* **Objective**
Where a line in the listing contains the string "Python", copy that line out.

----- Records for this task -----

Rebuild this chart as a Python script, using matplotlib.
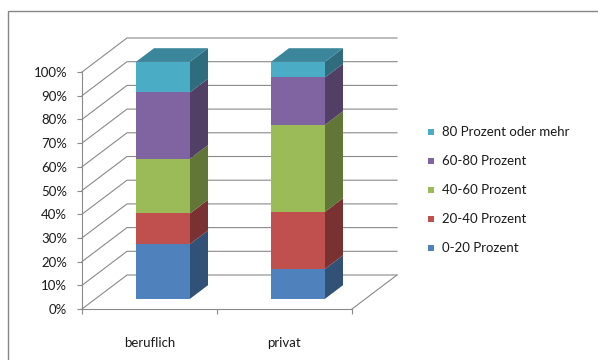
import matplotlib
matplotlib.use("Agg")
import matplotlib.pyplot as plt
from matplotlib.patches import Polygon, Rectangle
import numpy as np

# Data: share of respondents per band, for each usage context
categories = ["beruflich", "privat"]
series_labels = ["0-20 Prozent", "20-40 Prozent", "40-60 Prozent",
                 "60-80 Prozent", "80 Prozent oder mehr"]
values = {
    "0-20 Prozent":         [23.1, 12.6],
    "20-40 Prozent":        [12.9, 24.1],
    "40-60 Prozent":        [23.1, 36.7],
    "60-80 Prozent":        [28.0, 20.0],
    "80 Prozent oder mehr": [12.9, 6.6],
}
y_ticks = np.arange(0, 101, 10)

colors = {
    "0-20 Prozent": "#4F81BD",
    "20-40 Prozent": "#C0504D",
    "40-60 Prozent": "#9BBB59",
    "60-80 Prozent": "#8064A2",
    "80 Prozent oder mehr": "#4BACC6",
}

FONT = ["Lato", "DejaVu Sans"]
FS = 9.5
GRID = "#8a8a8a"

W, H = 598, 360
fig = plt.figure(figsize=(W / 100, H / 100), dpi=100)

# Front plane of the plot: x in category units, y as fraction of 100 %
ax = fig.add_axes([82 / W, 1 - 309 / H, 270 / W, 237 / H])
n = len(categories)
ax.set_xlim(0, n)
ax.set_ylim(0, 1)

# Oblique depth offset (full depth) in data units
DX = 45 / 135
DY = 34 / 237


def proj(x, y, z):
    return (x + z * DX, y + z * DY)


# Walls: side-wall and back-wall gridlines
for t in y_ticks / 100:
    p0 = proj(0, t, 0)
    p1 = proj(0, t, 1)
    p2 = proj(n, t, 1)
    ax.plot([p0[0], p1[0], p2[0]], [p0[1], p1[1], p2[1]], color=GRID,
            lw=0.8, clip_on=False, zorder=1, solid_joinstyle="miter")
# Floor right edge
f0 = proj(n, 0, 0)
f1 = proj(n, 0, 1)
ax.plot([f0[0], f1[0]], [f0[1], f1[1]], color=GRID, lw=0.8, clip_on=False, zorder=1)


def shade(c, k):
    rgb = np.array(matplotlib.colors.to_rgb(c)) * k
    return tuple(np.clip(rgb, 0, 1))


# 3D stacked bars
bar_w = 0.4
z0, z1 = 0.3, 0.7
totals = np.sum([values[s] for s in series_labels], axis=0)
for i in range(n):
    cx = i + 0.5
    xl, xr = cx - bar_w / 2, cx + bar_w / 2
    bottom = 0.0
    for j, s in enumerate(series_labels):
        h = values[s][i] / totals[i]
        top = bottom + h
        c = colors[s]
        front = [proj(xl, bottom, z0), proj(xr, bottom, z0),
                 proj(xr, top, z0), proj(xl, top, z0)]
        side = [proj(xr, bottom, z0), proj(xr, bottom, z1),
                proj(xr, top, z1), proj(xr, top, z0)]
        ax.add_patch(Polygon(side, closed=True, fc=shade(c, 0.63), ec="none",
                             clip_on=False, zorder=3))
        ax.add_patch(Polygon(front, closed=True, fc=c, ec="none",
                             clip_on=False, zorder=4))
        if j == len(series_labels) - 1:
            lid = [proj(xl, top, z0), proj(xr, top, z0),
                   proj(xr, top, z1), proj(xl, top, z1)]
            ax.add_patch(Polygon(lid, closed=True, fc=shade(c, 0.78), ec="none",
                                 clip_on=False, zorder=3))
        bottom = top

# Axes styling
for sp in ("top", "right"):
    ax.spines[sp].set_visible(False)
for sp in ("left", "bottom"):
    ax.spines[sp].set_color(GRID)
    ax.spines[sp].set_linewidth(0.8)
    ax.spines[sp].set_zorder(2)

ax.set_yticks(y_ticks / 100)
ax.set_yticklabels([f"{v}%" for v in y_ticks], family=FONT, fontsize=FS)
ax.tick_params(axis="y", length=3.6, width=0.8, color=GRID, pad=7, labelcolor="#1a1a1a")

ax.set_xticks(np.arange(n + 1))
ax.set_xticklabels([])
ax.set_xticks(np.arange(n) + 0.5, minor=True)
ax.set_xticklabels(categories, minor=True, family=FONT, fontsize=FS)
ax.tick_params(axis="x", which="major", length=3.6, width=0.8, color=GRID)
ax.tick_params(axis="x", which="minor", length=0, pad=20, labelcolor="#1a1a1a")
ax.patch.set_visible(False)

# Legend (top entry is the last series)
leg_x = 428 / W
leg_top = 1 - 131.7 / H
step = 29.2 / H
for k, s in enumerate(reversed(series_labels)):
    yy = leg_top - k * step
    fig.patches.append(Rectangle((leg_x, yy - 3 / H), 6 / W, 6 / H,
                                 transform=fig.transFigure, fc=colors[s], ec="none"))
    fig.text(leg_x + 13.5 / W, yy, s, family=FONT, fontsize=FS, va="center",
             ha="left", color="#1a1a1a")

# Chart frame
fig.patches.append(Rectangle((8 / W, -0.1), 1.2, 1 - 11 / H + 0.1,
                             transform=fig.transFigure, fc="none", ec="#868686", lw=1.0))

fig.savefig("out.png", dpi=100)
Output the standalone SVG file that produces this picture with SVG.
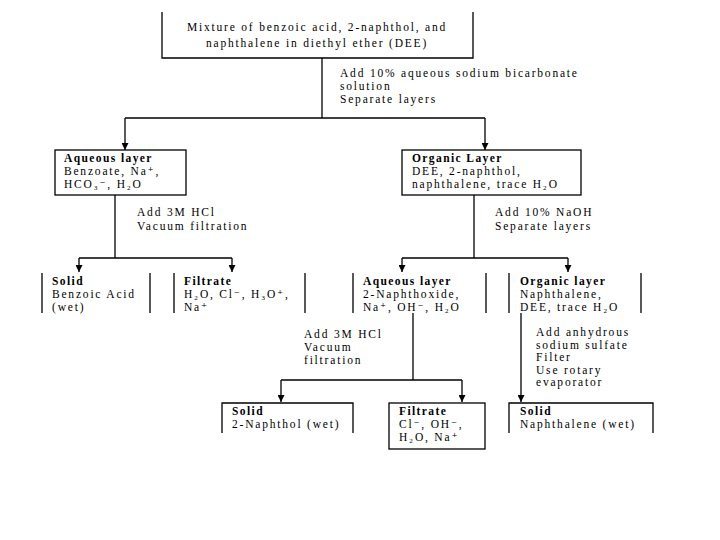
<svg xmlns="http://www.w3.org/2000/svg" width="720" height="540" viewBox="0 0 720 540">
<defs>
<marker id="ah" viewBox="0 0 10 10" refX="10" refY="5" markerWidth="7" markerHeight="7" orient="auto" markerUnits="userSpaceOnUse">
<path d="M0,0 L10,5 L0,10 z" fill="#000"/>
</marker>
<style>
text{font-family:"Liberation Serif","DejaVu Serif","Times New Roman",serif;font-size:11.5px;fill:#000;letter-spacing:1.8px}
.b{font-weight:bold;letter-spacing:1.4px}
.box{fill:#fff;stroke:#000;stroke-width:1.3}
.ln{fill:none;stroke:#000;stroke-width:1.3}
.c line,.c polyline{fill:none;stroke:#000;stroke-width:1.3}
</style>
</defs>
<rect width="720" height="540" fill="#fff"/>
<g class="c" id="connectors">
<polyline points="322,58 322,118"/>
<polyline points="125,118 485,118"/>
<line x1="125" y1="118" x2="125" y2="150" marker-end="url(#ah)"/>
<line x1="485" y1="118" x2="485" y2="150" marker-end="url(#ah)"/>
<polyline points="115,195 115,258"/>
<polyline points="79,258 232,258"/>
<line x1="79" y1="258" x2="79" y2="272" marker-end="url(#ah)"/>
<line x1="232" y1="258" x2="232" y2="272" marker-end="url(#ah)"/>
<polyline points="474,195 474,258"/>
<polyline points="402,258 568,258"/>
<line x1="402" y1="258" x2="402" y2="272" marker-end="url(#ah)"/>
<line x1="568" y1="258" x2="568" y2="272" marker-end="url(#ah)"/>
<polyline points="413,313 413,380"/>
<polyline points="281,380 462,380"/>
<line x1="281" y1="380" x2="281" y2="402" marker-end="url(#ah)"/>
<line x1="462" y1="380" x2="462" y2="402" marker-end="url(#ah)"/>
<line x1="521" y1="313" x2="521" y2="402" marker-end="url(#ah)"/>
</g>
<g id="step1">
<text x="340" y="77">Add 10% aqueous sodium bicarbonate</text>
<text x="340" y="90">solution</text>
<text x="340" y="103">Separate layers</text>
</g>
<g id="step2">
<text x="137" y="216">Add 3M HCl</text>
<text x="137" y="230">Vacuum filtration</text>
</g>
<g id="step3">
<text x="495" y="216">Add 10% NaOH</text>
<text x="495" y="230">Separate layers</text>
</g>
<g id="step4">
<text x="304" y="338">Add 3M HCl</text>
<text x="304" y="351">Vacuum</text>
<text x="304" y="364">filtration</text>
</g>
<g id="step5">
<text x="536" y="336">Add anhydrous</text>
<text x="536" y="348.5">sodium sulfate</text>
<text x="536" y="361">Filter</text>
<text x="536" y="373.5">Use rotary</text>
<text x="536" y="386">evaporator</text>
</g>
<g id="mixture">
<path class="ln" d="M162,12 V58 H473 V12"/>
<text x="317" y="31" text-anchor="middle">Mixture of benzoic acid, 2-naphthol, and</text>
<text x="317" y="47" text-anchor="middle">naphthalene in diethyl ether (DEE)</text>
</g>
<g id="aqueous1">
<rect class="box" x="55" y="150" width="131" height="45"/>
<text x="64" y="162" class="b">Aqueous layer</text>
<text x="64" y="175">Benzoate, Na⁺,</text>
<text x="64" y="188">HCO₃⁻, H₂O</text>
</g>
<g id="organic1">
<rect class="box" x="402" y="150" width="179" height="45"/>
<text x="412" y="162" class="b">Organic Layer</text>
<text x="412" y="175">DEE, 2-naphthol,</text>
<text x="412" y="188">naphthalene, trace H₂O</text>
</g>
<g id="solid1">
<path class="ln" d="M42,273 V313 M150,273 V313"/>
<text x="52" y="285" class="b">Solid</text>
<text x="52" y="298">Benzoic Acid</text>
<text x="52" y="311">(wet)</text>
</g>
<g id="filtrate1">
<path class="ln" d="M174,273 V313 M305,273 V313"/>
<text x="184" y="285" class="b">Filtrate</text>
<text x="184" y="298">H₂O, Cl⁻, H₃O⁺,</text>
<text x="184" y="311">Na⁺</text>
</g>
<g id="aqueous2">
<path class="ln" d="M353,273 V313 M486,273 V313"/>
<text x="363" y="285" class="b">Aqueous layer</text>
<text x="363" y="298">2-Naphthoxide,</text>
<text x="363" y="311">Na⁺, OH⁻, H₂O</text>
</g>
<g id="organic2">
<path class="ln" d="M509,273 V313 M641,273 V313"/>
<text x="520" y="285" class="b">Organic layer</text>
<text x="520" y="298">Naphthalene,</text>
<text x="520" y="311">DEE, trace H₂O</text>
</g>
<g id="solid2">
<path class="ln" d="M222,433 V403 H353 V433"/>
<text x="232" y="415" class="b">Solid</text>
<text x="232" y="428">2-Naphthol (wet)</text>
</g>
<g id="filtrate2">
<rect class="box" x="389" y="403" width="96" height="46"/>
<text x="399" y="415" class="b">Filtrate</text>
<text x="399" y="428">Cl⁻, OH⁻,</text>
<text x="399" y="441">H₂O, Na⁺</text>
</g>
<g id="solid3">
<path class="ln" d="M509,433 V403 H653 V433"/>
<text x="520" y="415" class="b">Solid</text>
<text x="520" y="428">Naphthalene (wet)</text>
</g>
</svg>
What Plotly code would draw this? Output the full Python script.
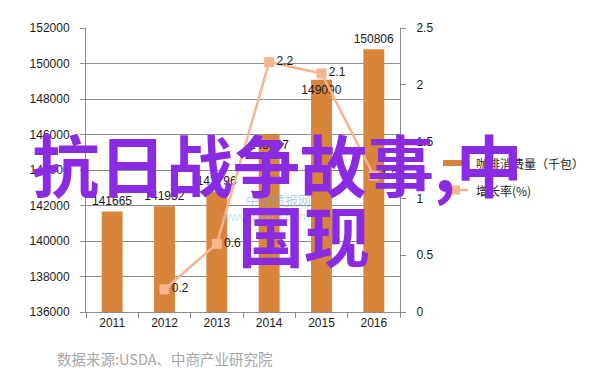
import plotly.graph_objects as go

years = ["2011", "2012", "2013", "2014", "2015", "2016"]
consumption = [141665, 141952, 142796, 145997, 149090, 150806]
growth_years = ["2012", "2013", "2014", "2015", "2016"]
growth = [0.2, 0.6, 2.2, 2.1, 1.2]

name_consumption = "咖啡消费量（千包）"
name_growth = "增长率(%)"
source_text = "数据来源:USDA、中商产业研究院"
overlay_line1 = "抗日战争故事,中"
overlay_line2 = "国现"

W, H = 602, 384
OFF = 8  # default page body margin
L, R, T, B = 86, 400, 28, 312


def px(x):
    return (x - L) / (R - L)


def py(y):
    return (B - y) / (B - T)


BAR = "#D9843B"
LINE = "#F5B58E"
GRID = "#8c8c8c"
TXT = "#1a1a1a"
FONT = "Liberation Sans, Noto Sans CJK SC, sans-serif"

# labels of 2014 and 2015 sit just inside the bar tops (as in the reference)
label_pos = ["outside", "outside", "outside", "inside", "inside", "outside"]

fig = go.Figure()
fig.add_trace(go.Bar(
    x=years, y=consumption, name=name_consumption,
    marker=dict(color=BAR, line=dict(width=0)),
    text=[str(v) for v in consumption], textposition=label_pos,
    insidetextanchor="end", constraintext="none", textangle=0,
    textfont=dict(size=12, color=TXT, family=FONT),
    insidetextfont=dict(size=12, color=TXT, family=FONT),
    outsidetextfont=dict(size=12, color=TXT, family=FONT),
    cliponaxis=False, showlegend=False,
))
fig.add_trace(go.Scatter(
    x=growth_years, y=growth, yaxis="y2", name=name_growth,
    mode="lines+markers+text",
    line=dict(color=LINE, width=2.5),
    marker=dict(symbol="square", size=10, color=LINE),
    text=[str(v) for v in growth], textposition="middle right",
    textfont=dict(size=12, color=TXT, family=FONT),
    cliponaxis=False, showlegend=False,
))

fig.update_layout(
    width=W - OFF, height=H - OFF,
    margin=dict(l=L - OFF, r=W - R, t=T - OFF, b=H - B, pad=0,
                autoexpand=False),
    paper_bgcolor="white", plot_bgcolor="white",
    bargap=0.6,
    showlegend=False,
    font=dict(family=FONT, size=12, color=TXT),
    xaxis=dict(
        type="category", showgrid=False, showline=True, linecolor=GRID,
        linewidth=1, ticks="outside", tickson="boundaries", ticklen=5,
        tickcolor=GRID, tickfont=dict(size=12, color=TXT), automargin=False,
    ),
    yaxis=dict(
        range=[136000, 152000], dtick=2000, tickformat="d",
        showgrid=True, gridcolor=GRID,
        gridwidth=1, showline=True, linecolor=GRID, ticks="outside",
        ticklen=5, tickcolor=GRID, tickfont=dict(size=12, color=TXT),
        zeroline=False, ticklabelstandoff=8, automargin=False,
    ),
    yaxis2=dict(
        range=[0, 2.5], dtick=0.5, overlaying="y", side="right",
        showgrid=False, showline=True, linecolor=GRID, ticks="outside",
        ticklen=5, tickcolor=GRID, tickfont=dict(size=12, color=TXT),
        zeroline=False, ticklabelstandoff=8, automargin=False,
    ),
)

# manual legend (line-style symbols as in the reference)
shapes = [
    dict(type="line", xref="paper", yref="paper",
         x0=px(443), x1=px(468), y0=py(163), y1=py(163),
         line=dict(color=BAR, width=6)),
    dict(type="line", xref="paper", yref="paper",
         x0=px(443), x1=px(468), y0=py(190), y1=py(190),
         line=dict(color=LINE, width=2.5)),
    dict(type="rect", xref="paper", yref="paper",
         x0=px(451), x1=px(460), y0=py(185.5), y1=py(194.5),
         line=dict(width=0), fillcolor=LINE),
]

annotations = [
    # faint watermark
    dict(text="中商情报网", x=px(313), y=py(199), showarrow=False,
         font=dict(size=13, color="rgba(110,170,210,0.55)",
                   family="Noto Sans CJK SC")),
    dict(text="www.askci.com", x=px(312), y=py(216), showarrow=False,
         font=dict(size=13, color="rgba(150,190,220,0.5)",
                   family="Liberation Sans")),
    # legend texts
    dict(text=name_consumption, x=px(474), y=py(163), xanchor="left",
         yanchor="middle", showarrow=False,
         font=dict(size=12, color=TXT, family="Noto Sans CJK SC")),
    dict(text=name_growth, x=px(474), y=py(190), xanchor="left",
         yanchor="middle", showarrow=False,
         font=dict(size=12, color=TXT, family="Noto Sans CJK SC")),
    # source
    dict(text=source_text, x=px(55), y=py(358), xanchor="left",
         yanchor="middle", showarrow=False,
         font=dict(size=14.5, color="#a6a6a6", family="Noto Sans CJK SC")),
    # big overlay text
    dict(text="<b>" + overlay_line1 + "</b>", x=px(30), y=py(162),
         xanchor="left", yanchor="middle", showarrow=False,
         font=dict(size=67, color="#8A2BE2", family="Noto Sans CJK SC")),
    dict(text="<b>" + overlay_line2 + "</b>", x=px(304), y=py(233),
         xanchor="center", yanchor="middle", showarrow=False,
         font=dict(size=66, color="#8A2BE2", family="Noto Sans CJK SC")),
]
for a in annotations:
    a.setdefault("xref", "paper")
    a.setdefault("yref", "paper")
fig.update_layout(annotations=annotations, shapes=shapes)

fig.write_html("out.html")
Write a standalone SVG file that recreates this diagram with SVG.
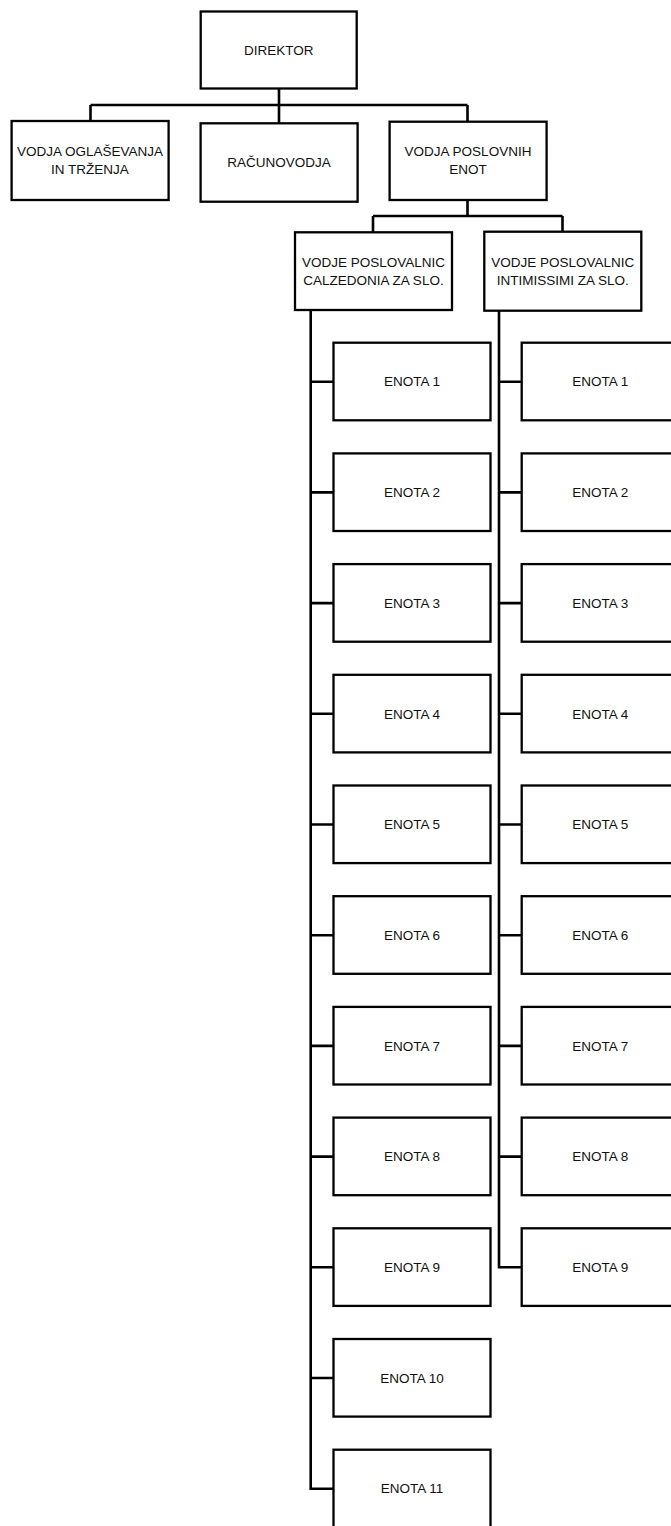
<svg xmlns="http://www.w3.org/2000/svg" width="671" height="1526" viewBox="0 0 671 1526">
<style>
.box{fill:#fff;stroke:#000;stroke-width:2.3}
.t{font-family:"Liberation Sans",Arial,sans-serif;font-size:13.5px;fill:#111;text-anchor:middle}
.c{fill:none;stroke:#000;stroke-width:2.6;stroke-linejoin:miter;stroke-linecap:butt}
</style>
<rect width="671" height="1526" fill="#fff"/>
<g id="connectors">
<path class="c" d="M279 88.5V105M90.5 105H467.5M90.5 105V121M279 105V123M467.5 105V121.5"/>
<path class="c" d="M467.5 200V216M373 216H562.5M373 216V232M562.5 216V232"/>
<path class="c" d="M310.7 310V1488.7H333.5"/>
<path class="c" d="M310.7 381.7H333.5M310.7 492.4H333.5M310.7 603.1H333.5M310.7 713.8H333.5M310.7 824.5H333.5M310.7 935.2H333.5M310.7 1045.9H333.5M310.7 1156.6H333.5M310.7 1267.3H333.5M310.7 1378H333.5"/>
<path class="c" d="M499 310.5V1267.3H521.7"/>
<path class="c" d="M499 381.7H521.7M499 492.4H521.7M499 603.1H521.7M499 713.8H521.7M499 824.5H521.7M499 935.2H521.7M499 1045.9H521.7M499 1156.6H521.7"/>
</g>
<g id="director"><rect class="box" x="200.7" y="11.5" width="156" height="77"/><text class="t" x="278.7" y="54.8">DIREKTOR</text></g>
<g id="oglasevanje"><rect class="box" x="11.6" y="121" width="157" height="79"/><text class="t" x="90" y="156">VODJA OGLAŠEVANJA</text><text class="t" x="90" y="174">IN TRŽENJA</text></g>
<g id="racunovodja"><rect class="box" x="200.6" y="123.3" width="157" height="78.4"/><text class="t" x="279" y="167">RAČUNOVODJA</text></g>
<g id="poslovne-enote"><rect class="box" x="389.6" y="121.7" width="157" height="78.3"/><text class="t" x="468" y="156">VODJA POSLOVNIH</text><text class="t" x="468" y="174">ENOT</text></g>
<g id="calzedonia"><rect class="box" x="295" y="232.3" width="157" height="77.7"/><text class="t" x="373.5" y="266.7">VODJE POSLOVALNIC</text><text class="t" x="373.5" y="284.7">CALZEDONIA ZA SLO.</text></g>
<g id="intimissimi"><rect class="box" x="484.3" y="231.7" width="157" height="79"/><text class="t" x="562.8" y="266.7">VODJE POSLOVALNIC</text><text class="t" x="562.8" y="284.7">INTIMISSIMI ZA SLO.</text></g>
<g id="cal-enota-1"><rect class="box" x="333.5" y="342.7" width="157" height="77.6"/><text class="t" x="412" y="386.4">ENOTA 1</text></g>
<g id="cal-enota-2"><rect class="box" x="333.5" y="453.4" width="157" height="77.6"/><text class="t" x="412" y="497.1">ENOTA 2</text></g>
<g id="cal-enota-3"><rect class="box" x="333.5" y="564.1" width="157" height="77.6"/><text class="t" x="412" y="607.8">ENOTA 3</text></g>
<g id="cal-enota-4"><rect class="box" x="333.5" y="674.8" width="157" height="77.6"/><text class="t" x="412" y="718.5">ENOTA 4</text></g>
<g id="cal-enota-5"><rect class="box" x="333.5" y="785.5" width="157" height="77.6"/><text class="t" x="412" y="829.2">ENOTA 5</text></g>
<g id="cal-enota-6"><rect class="box" x="333.5" y="896.2" width="157" height="77.6"/><text class="t" x="412" y="939.9">ENOTA 6</text></g>
<g id="cal-enota-7"><rect class="box" x="333.5" y="1006.9" width="157" height="77.6"/><text class="t" x="412" y="1050.6">ENOTA 7</text></g>
<g id="cal-enota-8"><rect class="box" x="333.5" y="1117.6" width="157" height="77.6"/><text class="t" x="412" y="1161.3">ENOTA 8</text></g>
<g id="cal-enota-9"><rect class="box" x="333.5" y="1228.3" width="157" height="77.6"/><text class="t" x="412" y="1272">ENOTA 9</text></g>
<g id="cal-enota-10"><rect class="box" x="333.5" y="1339" width="157" height="77.6"/><text class="t" x="412" y="1382.7">ENOTA 10</text></g>
<g id="cal-enota-11"><rect class="box" x="333.5" y="1449.7" width="157" height="77.6"/><text class="t" x="412" y="1493.4">ENOTA 11</text></g>
<g id="int-enota-1"><rect class="box" x="521.7" y="342.7" width="157" height="77.6"/><text class="t" x="600.2" y="386.4">ENOTA 1</text></g>
<g id="int-enota-2"><rect class="box" x="521.7" y="453.4" width="157" height="77.6"/><text class="t" x="600.2" y="497.1">ENOTA 2</text></g>
<g id="int-enota-3"><rect class="box" x="521.7" y="564.1" width="157" height="77.6"/><text class="t" x="600.2" y="607.8">ENOTA 3</text></g>
<g id="int-enota-4"><rect class="box" x="521.7" y="674.8" width="157" height="77.6"/><text class="t" x="600.2" y="718.5">ENOTA 4</text></g>
<g id="int-enota-5"><rect class="box" x="521.7" y="785.5" width="157" height="77.6"/><text class="t" x="600.2" y="829.2">ENOTA 5</text></g>
<g id="int-enota-6"><rect class="box" x="521.7" y="896.2" width="157" height="77.6"/><text class="t" x="600.2" y="939.9">ENOTA 6</text></g>
<g id="int-enota-7"><rect class="box" x="521.7" y="1006.9" width="157" height="77.6"/><text class="t" x="600.2" y="1050.6">ENOTA 7</text></g>
<g id="int-enota-8"><rect class="box" x="521.7" y="1117.6" width="157" height="77.6"/><text class="t" x="600.2" y="1161.3">ENOTA 8</text></g>
<g id="int-enota-9"><rect class="box" x="521.7" y="1228.3" width="157" height="77.6"/><text class="t" x="600.2" y="1272">ENOTA 9</text></g>
</svg>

-----

* **Exercise answer**
Rebuild this chart as a Python script, using matplotlib.
What Plotly code would draw this? Output the full Python script.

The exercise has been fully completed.